## Start Exercise materials
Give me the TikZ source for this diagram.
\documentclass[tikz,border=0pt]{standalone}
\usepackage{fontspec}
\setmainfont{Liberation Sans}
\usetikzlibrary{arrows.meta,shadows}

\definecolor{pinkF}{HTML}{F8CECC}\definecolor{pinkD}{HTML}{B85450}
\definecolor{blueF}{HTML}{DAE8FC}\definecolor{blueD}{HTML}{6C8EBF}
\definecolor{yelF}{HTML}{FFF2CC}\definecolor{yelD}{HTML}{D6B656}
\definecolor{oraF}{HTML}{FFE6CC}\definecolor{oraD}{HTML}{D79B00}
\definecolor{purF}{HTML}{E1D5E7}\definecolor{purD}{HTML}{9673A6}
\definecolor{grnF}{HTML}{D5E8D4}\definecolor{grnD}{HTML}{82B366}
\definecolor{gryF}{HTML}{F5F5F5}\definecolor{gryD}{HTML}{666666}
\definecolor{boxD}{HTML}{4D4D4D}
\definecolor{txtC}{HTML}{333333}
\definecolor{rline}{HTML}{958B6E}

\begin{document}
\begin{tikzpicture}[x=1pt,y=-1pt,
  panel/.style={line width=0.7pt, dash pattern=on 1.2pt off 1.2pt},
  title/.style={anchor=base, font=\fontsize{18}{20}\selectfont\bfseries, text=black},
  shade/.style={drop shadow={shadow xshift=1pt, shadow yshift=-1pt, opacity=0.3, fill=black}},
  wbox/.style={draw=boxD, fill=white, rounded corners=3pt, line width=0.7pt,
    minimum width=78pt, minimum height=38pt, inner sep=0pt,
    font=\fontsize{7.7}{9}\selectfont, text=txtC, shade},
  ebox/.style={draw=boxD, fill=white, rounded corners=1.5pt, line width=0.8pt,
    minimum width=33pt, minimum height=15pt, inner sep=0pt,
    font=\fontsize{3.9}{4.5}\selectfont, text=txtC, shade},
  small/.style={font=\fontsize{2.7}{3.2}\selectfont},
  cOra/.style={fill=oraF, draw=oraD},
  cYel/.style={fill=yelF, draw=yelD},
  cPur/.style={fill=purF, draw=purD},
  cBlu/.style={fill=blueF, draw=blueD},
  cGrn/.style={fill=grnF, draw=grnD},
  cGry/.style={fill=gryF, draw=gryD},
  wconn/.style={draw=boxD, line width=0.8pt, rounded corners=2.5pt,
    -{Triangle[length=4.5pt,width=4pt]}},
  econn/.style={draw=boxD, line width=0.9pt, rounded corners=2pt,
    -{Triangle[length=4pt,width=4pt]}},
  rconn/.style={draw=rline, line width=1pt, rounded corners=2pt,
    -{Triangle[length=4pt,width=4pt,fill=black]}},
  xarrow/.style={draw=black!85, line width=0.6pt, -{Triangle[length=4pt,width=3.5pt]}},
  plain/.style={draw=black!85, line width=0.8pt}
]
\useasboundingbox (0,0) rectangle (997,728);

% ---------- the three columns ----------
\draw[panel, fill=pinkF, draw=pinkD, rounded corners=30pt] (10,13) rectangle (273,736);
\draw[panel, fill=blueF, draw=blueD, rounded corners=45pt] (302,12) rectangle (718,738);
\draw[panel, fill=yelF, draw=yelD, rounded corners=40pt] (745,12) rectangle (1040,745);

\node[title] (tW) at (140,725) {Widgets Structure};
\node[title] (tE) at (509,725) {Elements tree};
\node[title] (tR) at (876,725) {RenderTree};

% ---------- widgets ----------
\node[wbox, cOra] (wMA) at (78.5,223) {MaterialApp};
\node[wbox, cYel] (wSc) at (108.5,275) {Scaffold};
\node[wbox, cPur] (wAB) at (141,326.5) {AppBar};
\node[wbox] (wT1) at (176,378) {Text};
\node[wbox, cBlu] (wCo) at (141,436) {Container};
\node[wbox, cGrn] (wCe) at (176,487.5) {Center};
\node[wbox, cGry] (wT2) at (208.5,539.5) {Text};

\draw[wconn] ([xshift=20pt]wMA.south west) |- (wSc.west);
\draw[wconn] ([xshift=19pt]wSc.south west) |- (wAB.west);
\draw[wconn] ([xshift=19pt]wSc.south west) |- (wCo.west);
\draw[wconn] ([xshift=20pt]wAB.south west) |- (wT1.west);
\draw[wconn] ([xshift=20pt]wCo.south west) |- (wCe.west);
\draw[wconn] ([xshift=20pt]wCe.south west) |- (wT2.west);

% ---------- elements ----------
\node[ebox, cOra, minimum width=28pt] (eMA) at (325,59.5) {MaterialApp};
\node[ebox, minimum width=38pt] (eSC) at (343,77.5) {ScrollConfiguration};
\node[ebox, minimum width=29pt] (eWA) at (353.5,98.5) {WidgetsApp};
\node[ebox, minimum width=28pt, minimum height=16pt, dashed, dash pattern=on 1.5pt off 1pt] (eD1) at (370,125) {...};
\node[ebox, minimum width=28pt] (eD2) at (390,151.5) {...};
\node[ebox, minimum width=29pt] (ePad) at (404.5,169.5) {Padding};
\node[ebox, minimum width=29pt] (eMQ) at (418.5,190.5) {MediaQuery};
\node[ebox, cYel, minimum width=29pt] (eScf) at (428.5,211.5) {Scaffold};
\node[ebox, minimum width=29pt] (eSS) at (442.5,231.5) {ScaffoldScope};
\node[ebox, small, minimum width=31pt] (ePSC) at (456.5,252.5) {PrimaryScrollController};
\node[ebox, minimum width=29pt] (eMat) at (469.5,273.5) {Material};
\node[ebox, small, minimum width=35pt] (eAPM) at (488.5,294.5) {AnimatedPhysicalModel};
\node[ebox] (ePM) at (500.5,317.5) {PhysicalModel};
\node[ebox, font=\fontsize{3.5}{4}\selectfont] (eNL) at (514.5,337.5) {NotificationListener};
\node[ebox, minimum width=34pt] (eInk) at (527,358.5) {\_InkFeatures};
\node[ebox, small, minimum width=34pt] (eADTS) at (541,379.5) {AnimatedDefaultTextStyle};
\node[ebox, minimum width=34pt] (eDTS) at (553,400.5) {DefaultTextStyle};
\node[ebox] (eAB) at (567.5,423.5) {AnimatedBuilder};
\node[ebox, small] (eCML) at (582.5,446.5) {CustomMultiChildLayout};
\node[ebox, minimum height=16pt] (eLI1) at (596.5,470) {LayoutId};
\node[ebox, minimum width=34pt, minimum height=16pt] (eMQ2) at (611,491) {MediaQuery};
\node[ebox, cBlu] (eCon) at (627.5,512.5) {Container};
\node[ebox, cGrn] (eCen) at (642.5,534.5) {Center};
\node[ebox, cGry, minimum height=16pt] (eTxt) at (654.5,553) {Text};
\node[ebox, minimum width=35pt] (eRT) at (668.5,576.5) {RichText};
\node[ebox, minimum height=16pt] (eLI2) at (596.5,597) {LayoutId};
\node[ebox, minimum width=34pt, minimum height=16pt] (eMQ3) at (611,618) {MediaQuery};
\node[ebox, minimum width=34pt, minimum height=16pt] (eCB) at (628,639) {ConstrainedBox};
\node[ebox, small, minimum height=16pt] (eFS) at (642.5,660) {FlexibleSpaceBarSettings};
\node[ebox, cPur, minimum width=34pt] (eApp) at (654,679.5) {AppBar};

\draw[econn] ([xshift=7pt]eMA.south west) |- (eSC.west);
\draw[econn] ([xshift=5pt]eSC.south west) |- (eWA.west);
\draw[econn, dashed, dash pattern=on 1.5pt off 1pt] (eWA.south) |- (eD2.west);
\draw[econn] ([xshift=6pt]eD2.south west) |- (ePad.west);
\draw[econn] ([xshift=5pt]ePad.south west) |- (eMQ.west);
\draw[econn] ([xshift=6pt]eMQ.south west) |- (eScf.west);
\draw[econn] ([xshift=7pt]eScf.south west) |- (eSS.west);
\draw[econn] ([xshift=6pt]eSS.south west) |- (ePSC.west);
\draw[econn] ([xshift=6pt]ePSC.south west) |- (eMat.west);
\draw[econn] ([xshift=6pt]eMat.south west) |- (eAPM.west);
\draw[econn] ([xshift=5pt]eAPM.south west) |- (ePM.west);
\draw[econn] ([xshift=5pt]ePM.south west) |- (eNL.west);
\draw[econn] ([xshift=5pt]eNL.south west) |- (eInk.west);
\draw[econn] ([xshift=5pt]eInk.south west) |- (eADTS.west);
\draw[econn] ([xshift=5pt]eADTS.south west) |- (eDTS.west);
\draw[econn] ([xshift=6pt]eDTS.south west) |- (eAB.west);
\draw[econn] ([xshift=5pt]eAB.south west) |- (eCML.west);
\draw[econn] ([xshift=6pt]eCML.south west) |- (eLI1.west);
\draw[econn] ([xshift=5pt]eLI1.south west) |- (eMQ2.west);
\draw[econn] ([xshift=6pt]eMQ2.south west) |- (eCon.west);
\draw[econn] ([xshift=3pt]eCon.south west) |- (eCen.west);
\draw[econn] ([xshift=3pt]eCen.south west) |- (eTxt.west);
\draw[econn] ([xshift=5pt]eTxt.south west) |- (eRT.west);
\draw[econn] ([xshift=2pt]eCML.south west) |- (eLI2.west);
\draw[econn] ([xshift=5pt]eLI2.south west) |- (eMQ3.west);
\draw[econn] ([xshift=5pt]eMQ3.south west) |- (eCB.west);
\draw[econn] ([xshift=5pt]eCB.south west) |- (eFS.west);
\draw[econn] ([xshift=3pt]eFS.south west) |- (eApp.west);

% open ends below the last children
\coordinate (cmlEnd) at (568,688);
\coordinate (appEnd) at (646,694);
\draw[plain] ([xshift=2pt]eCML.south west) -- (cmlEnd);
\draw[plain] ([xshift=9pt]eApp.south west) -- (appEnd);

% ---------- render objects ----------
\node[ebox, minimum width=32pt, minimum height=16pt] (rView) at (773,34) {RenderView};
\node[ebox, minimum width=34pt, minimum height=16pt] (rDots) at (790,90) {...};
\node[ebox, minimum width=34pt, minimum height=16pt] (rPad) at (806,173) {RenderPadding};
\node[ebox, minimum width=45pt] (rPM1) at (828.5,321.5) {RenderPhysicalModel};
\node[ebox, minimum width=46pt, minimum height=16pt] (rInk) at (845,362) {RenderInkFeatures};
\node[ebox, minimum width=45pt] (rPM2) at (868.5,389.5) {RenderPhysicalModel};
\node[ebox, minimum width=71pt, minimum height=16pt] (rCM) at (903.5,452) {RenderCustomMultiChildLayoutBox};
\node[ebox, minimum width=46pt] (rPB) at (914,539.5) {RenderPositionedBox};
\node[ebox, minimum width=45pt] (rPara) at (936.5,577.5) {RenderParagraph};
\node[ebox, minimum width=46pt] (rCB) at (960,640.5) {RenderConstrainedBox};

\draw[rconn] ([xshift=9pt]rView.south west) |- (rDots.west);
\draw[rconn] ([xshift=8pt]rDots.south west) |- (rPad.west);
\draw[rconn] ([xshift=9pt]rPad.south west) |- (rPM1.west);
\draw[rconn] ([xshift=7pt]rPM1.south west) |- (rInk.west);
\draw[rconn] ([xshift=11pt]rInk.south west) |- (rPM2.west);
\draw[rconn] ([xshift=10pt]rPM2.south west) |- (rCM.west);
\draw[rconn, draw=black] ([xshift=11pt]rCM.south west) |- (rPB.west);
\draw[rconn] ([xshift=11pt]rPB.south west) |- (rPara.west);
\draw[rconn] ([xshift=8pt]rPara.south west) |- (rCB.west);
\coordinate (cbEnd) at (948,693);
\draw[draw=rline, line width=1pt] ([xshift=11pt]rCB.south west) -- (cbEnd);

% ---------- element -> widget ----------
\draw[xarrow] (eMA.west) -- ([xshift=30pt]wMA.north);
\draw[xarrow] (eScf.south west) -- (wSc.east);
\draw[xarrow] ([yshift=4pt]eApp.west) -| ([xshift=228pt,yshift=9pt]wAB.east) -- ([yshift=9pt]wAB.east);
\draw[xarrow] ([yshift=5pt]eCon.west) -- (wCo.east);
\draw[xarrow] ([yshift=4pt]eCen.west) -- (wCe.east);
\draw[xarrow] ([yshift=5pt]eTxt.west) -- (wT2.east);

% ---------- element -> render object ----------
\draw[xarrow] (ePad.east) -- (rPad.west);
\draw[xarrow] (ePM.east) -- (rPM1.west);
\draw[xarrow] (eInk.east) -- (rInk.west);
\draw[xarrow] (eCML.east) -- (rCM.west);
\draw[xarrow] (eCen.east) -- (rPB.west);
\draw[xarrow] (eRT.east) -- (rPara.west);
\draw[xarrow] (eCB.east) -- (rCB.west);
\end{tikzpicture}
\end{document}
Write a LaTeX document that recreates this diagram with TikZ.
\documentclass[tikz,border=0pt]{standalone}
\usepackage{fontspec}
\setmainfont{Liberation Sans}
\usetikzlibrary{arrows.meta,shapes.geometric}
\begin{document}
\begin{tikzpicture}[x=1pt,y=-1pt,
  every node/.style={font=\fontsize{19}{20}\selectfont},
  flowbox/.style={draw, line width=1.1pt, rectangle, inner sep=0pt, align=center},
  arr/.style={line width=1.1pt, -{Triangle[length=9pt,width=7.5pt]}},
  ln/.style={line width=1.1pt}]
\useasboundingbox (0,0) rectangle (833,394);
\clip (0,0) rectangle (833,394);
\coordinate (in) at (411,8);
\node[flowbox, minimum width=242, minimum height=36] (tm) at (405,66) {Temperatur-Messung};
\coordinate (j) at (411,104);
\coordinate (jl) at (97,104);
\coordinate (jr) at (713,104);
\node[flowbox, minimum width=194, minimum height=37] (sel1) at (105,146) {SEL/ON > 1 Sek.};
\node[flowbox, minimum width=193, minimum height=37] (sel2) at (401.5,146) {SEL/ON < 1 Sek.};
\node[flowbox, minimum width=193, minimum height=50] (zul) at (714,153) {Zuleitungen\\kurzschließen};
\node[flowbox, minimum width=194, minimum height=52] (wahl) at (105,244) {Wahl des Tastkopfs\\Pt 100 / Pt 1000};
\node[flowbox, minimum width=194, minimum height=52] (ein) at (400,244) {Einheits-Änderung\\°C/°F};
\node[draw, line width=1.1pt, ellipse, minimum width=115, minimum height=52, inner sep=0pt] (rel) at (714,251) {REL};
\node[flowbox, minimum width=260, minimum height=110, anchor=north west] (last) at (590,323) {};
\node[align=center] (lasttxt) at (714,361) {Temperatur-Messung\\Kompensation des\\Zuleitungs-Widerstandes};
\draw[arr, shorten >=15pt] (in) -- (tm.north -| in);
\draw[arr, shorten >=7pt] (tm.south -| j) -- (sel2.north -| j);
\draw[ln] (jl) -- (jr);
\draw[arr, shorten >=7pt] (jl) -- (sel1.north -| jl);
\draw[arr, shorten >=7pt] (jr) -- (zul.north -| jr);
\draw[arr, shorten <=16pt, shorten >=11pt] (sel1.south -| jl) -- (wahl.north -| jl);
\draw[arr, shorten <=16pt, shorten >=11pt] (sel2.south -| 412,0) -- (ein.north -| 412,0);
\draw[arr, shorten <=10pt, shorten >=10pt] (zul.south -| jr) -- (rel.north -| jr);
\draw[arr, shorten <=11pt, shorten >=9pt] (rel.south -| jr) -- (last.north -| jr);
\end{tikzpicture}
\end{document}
## End Exercise materials
Problem description =>
How many lines in the records hold the string "this"? Reply with the number alone.

Result of the exercise =>
2